Record extracts
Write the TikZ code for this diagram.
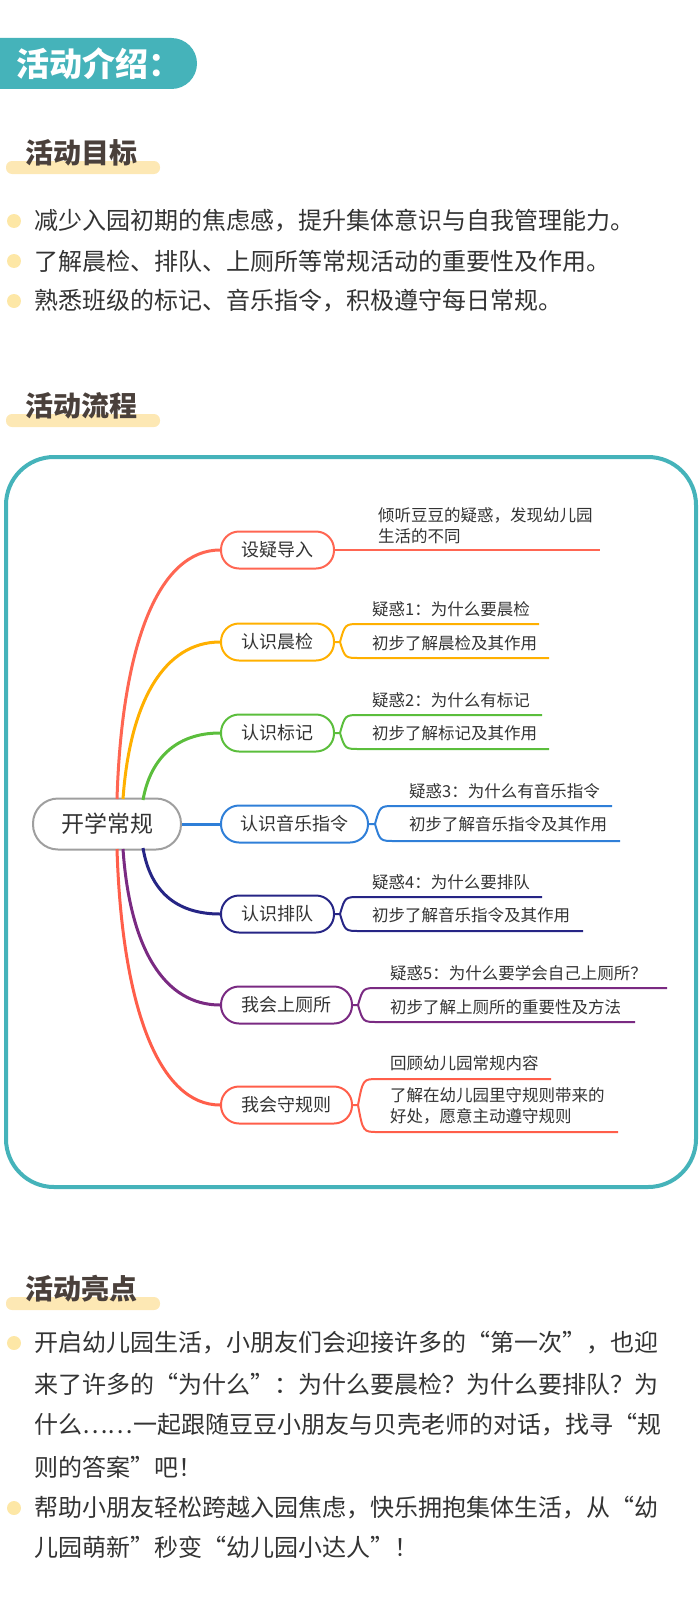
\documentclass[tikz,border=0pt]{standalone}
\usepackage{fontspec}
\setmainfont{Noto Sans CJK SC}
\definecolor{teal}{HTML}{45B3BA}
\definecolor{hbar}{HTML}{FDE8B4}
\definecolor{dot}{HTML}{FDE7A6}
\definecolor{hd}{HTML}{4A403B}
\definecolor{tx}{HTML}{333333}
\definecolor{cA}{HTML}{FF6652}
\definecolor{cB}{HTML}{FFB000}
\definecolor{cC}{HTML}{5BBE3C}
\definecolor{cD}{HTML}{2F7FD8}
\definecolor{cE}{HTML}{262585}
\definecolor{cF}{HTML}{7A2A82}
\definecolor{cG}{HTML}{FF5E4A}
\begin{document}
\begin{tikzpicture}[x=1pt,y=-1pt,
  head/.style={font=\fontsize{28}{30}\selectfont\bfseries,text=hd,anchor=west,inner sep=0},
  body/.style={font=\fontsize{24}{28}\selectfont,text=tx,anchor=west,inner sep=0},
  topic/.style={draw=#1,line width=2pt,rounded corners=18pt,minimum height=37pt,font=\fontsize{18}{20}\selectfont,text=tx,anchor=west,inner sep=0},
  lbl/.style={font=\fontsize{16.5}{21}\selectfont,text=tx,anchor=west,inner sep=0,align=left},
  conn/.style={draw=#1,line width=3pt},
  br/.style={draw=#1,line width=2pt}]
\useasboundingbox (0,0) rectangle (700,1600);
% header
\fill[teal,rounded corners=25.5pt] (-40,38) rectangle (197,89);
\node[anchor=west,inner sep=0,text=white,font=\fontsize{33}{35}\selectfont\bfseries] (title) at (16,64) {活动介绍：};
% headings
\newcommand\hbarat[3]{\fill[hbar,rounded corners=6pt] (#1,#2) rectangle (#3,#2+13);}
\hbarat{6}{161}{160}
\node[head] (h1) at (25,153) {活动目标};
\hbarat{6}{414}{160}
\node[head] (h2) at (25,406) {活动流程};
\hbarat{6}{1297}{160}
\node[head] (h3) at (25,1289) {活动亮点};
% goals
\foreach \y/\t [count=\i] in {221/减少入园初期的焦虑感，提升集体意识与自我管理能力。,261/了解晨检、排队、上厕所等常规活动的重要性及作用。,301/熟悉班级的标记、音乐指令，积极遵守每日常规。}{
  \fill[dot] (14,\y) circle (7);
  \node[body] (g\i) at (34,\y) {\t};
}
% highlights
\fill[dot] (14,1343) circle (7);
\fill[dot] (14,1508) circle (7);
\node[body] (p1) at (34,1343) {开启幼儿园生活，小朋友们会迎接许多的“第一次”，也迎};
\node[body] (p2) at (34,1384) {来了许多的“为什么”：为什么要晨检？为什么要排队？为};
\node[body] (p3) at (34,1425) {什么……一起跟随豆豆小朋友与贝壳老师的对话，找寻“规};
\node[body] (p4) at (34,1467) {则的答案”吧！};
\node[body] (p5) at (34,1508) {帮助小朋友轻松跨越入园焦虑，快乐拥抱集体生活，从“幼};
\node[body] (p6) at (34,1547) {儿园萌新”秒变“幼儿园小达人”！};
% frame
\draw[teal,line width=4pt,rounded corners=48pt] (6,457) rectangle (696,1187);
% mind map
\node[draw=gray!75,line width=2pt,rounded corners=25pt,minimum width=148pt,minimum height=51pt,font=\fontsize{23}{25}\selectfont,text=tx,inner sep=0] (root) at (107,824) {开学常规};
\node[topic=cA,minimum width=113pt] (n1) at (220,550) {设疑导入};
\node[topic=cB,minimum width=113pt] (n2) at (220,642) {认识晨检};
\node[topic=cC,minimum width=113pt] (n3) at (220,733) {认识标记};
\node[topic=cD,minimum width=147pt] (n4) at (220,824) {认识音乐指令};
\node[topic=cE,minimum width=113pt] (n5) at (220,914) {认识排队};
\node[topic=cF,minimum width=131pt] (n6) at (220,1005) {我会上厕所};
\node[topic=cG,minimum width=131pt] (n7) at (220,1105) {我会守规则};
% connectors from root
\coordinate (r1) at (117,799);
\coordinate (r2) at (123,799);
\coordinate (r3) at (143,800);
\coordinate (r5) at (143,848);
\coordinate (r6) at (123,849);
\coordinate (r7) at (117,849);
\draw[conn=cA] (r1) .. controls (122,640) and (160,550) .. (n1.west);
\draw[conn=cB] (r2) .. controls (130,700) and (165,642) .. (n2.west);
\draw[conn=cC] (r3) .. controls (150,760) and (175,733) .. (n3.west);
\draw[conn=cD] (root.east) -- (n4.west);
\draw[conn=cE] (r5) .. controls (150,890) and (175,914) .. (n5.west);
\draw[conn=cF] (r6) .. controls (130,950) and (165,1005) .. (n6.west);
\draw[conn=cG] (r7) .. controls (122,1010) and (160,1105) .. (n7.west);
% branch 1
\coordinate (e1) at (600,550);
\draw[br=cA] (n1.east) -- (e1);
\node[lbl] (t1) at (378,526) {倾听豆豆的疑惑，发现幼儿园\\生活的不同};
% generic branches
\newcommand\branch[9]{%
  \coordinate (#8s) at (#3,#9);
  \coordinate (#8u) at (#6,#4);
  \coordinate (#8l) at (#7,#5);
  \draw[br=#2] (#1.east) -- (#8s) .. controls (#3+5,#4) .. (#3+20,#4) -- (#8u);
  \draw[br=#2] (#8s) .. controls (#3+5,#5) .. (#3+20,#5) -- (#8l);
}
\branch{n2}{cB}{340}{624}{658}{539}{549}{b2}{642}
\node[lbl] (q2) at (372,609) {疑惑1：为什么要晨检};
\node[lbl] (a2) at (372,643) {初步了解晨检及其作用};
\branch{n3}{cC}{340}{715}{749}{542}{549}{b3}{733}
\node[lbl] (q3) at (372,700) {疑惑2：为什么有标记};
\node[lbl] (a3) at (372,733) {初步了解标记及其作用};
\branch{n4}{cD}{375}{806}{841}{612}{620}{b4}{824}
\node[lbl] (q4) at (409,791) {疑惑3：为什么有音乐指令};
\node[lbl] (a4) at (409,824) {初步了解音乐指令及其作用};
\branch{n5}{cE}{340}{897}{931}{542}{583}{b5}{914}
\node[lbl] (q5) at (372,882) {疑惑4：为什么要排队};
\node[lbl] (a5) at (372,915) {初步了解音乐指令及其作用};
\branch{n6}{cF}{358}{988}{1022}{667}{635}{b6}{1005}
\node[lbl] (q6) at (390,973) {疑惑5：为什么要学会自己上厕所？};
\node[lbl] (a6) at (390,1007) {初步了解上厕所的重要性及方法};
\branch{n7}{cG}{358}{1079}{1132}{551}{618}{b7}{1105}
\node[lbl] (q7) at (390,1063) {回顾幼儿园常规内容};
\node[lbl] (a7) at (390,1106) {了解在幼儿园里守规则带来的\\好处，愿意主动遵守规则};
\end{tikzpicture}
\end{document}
...
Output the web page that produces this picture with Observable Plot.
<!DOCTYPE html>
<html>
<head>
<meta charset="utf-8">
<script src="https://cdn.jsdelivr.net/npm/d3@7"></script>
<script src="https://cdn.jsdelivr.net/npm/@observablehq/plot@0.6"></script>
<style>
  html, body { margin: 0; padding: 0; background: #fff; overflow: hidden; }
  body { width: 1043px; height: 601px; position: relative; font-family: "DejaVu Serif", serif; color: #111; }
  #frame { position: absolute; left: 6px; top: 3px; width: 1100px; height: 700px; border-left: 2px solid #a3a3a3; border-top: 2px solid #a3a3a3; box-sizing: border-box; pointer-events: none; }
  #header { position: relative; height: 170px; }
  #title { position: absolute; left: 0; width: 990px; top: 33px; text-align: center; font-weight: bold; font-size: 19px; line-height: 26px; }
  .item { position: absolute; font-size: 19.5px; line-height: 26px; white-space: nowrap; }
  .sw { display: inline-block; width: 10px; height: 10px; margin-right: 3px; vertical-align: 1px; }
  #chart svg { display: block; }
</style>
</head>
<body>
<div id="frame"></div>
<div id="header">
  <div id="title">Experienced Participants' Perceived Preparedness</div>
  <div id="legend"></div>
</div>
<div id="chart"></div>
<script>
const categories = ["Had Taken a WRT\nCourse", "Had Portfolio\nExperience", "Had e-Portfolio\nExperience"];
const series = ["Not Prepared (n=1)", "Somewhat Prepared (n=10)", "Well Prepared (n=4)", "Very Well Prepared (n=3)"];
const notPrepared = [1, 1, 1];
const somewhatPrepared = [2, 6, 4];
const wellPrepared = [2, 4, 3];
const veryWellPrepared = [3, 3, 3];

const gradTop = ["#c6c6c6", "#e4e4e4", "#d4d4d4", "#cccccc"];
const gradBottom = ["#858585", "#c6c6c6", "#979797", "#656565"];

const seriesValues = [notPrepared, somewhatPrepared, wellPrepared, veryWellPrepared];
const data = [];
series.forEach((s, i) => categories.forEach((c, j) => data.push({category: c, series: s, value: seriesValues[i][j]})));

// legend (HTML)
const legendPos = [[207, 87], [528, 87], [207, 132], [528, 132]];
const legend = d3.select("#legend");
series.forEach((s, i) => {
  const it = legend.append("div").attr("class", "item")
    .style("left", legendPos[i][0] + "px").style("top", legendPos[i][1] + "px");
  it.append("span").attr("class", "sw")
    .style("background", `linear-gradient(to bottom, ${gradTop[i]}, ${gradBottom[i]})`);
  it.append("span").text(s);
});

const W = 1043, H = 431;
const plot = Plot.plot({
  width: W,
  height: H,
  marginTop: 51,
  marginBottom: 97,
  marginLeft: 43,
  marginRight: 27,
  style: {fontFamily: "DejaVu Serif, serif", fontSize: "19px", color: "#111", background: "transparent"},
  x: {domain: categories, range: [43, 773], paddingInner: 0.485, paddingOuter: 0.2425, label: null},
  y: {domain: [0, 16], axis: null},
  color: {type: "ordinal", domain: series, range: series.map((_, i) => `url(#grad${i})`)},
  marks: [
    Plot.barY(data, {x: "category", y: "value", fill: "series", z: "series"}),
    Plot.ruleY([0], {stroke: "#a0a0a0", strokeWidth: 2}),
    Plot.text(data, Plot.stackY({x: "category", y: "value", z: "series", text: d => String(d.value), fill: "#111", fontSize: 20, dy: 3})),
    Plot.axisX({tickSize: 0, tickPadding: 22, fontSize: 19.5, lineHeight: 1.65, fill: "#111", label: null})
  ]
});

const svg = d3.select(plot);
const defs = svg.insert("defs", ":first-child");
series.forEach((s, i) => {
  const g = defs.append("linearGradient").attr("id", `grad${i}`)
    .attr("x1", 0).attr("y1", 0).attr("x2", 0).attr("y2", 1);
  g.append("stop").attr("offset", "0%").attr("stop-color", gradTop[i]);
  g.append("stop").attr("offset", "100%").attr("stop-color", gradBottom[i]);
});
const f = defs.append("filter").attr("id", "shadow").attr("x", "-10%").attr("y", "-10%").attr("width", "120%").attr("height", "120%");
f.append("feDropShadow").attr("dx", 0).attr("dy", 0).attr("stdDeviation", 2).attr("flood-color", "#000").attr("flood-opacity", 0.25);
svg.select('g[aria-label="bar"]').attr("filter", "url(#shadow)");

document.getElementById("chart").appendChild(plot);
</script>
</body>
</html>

Task to carry out
Copy exactly, and only, the lines from the one containing "Output the web" through the one containing "series.forEach((s, i) => categories.forEach((c, j)".

Answer to the exercise
Output the web page that produces this picture with Observable Plot.
<!DOCTYPE html>
<html>
<head>
<meta charset="utf-8">
<script src="https://cdn.jsdelivr.net/npm/d3@7"></script>
<script src="https://cdn.jsdelivr.net/npm/@observablehq/plot@0.6"></script>
<style>
  html, body { margin: 0; padding: 0; background: #fff; overflow: hidden; }
  body { width: 1043px; height: 601px; position: relative; font-family: "DejaVu Serif", serif; color: #111; }
  #frame { position: absolute; left: 6px; top: 3px; width: 1100px; height: 700px; border-left: 2px solid #a3a3a3; border-top: 2px solid #a3a3a3; box-sizing: border-box; pointer-events: none; }
  #header { position: relative; height: 170px; }
  #title { position: absolute; left: 0; width: 990px; top: 33px; text-align: center; font-weight: bold; font-size: 19px; line-height: 26px; }
  .item { position: absolute; font-size: 19.5px; line-height: 26px; white-space: nowrap; }
  .sw { display: inline-block; width: 10px; height: 10px; margin-right: 3px; vertical-align: 1px; }
  #chart svg { display: block; }
</style>
</head>
<body>
<div id="frame"></div>
<div id="header">
  <div id="title">Experienced Participants' Perceived Preparedness</div>
  <div id="legend"></div>
</div>
<div id="chart"></div>
<script>
const categories = ["Had Taken a WRT\nCourse", "Had Portfolio\nExperience", "Had e-Portfolio\nExperience"];
const series = ["Not Prepared (n=1)", "Somewhat Prepared (n=10)", "Well Prepared (n=4)", "Very Well Prepared (n=3)"];
const notPrepared = [1, 1, 1];
const somewhatPrepared = [2, 6, 4];
const wellPrepared = [2, 4, 3];
const veryWellPrepared = [3, 3, 3];

const gradTop = ["#c6c6c6", "#e4e4e4", "#d4d4d4", "#cccccc"];
const gradBottom = ["#858585", "#c6c6c6", "#979797", "#656565"];

const seriesValues = [notPrepared, somewhatPrepared, wellPrepared, veryWellPrepared];
const data = [];
series.forEach((s, i) => categories.forEach((c, j) => data.push({category: c, series: s, value: seriesValues[i][j]})));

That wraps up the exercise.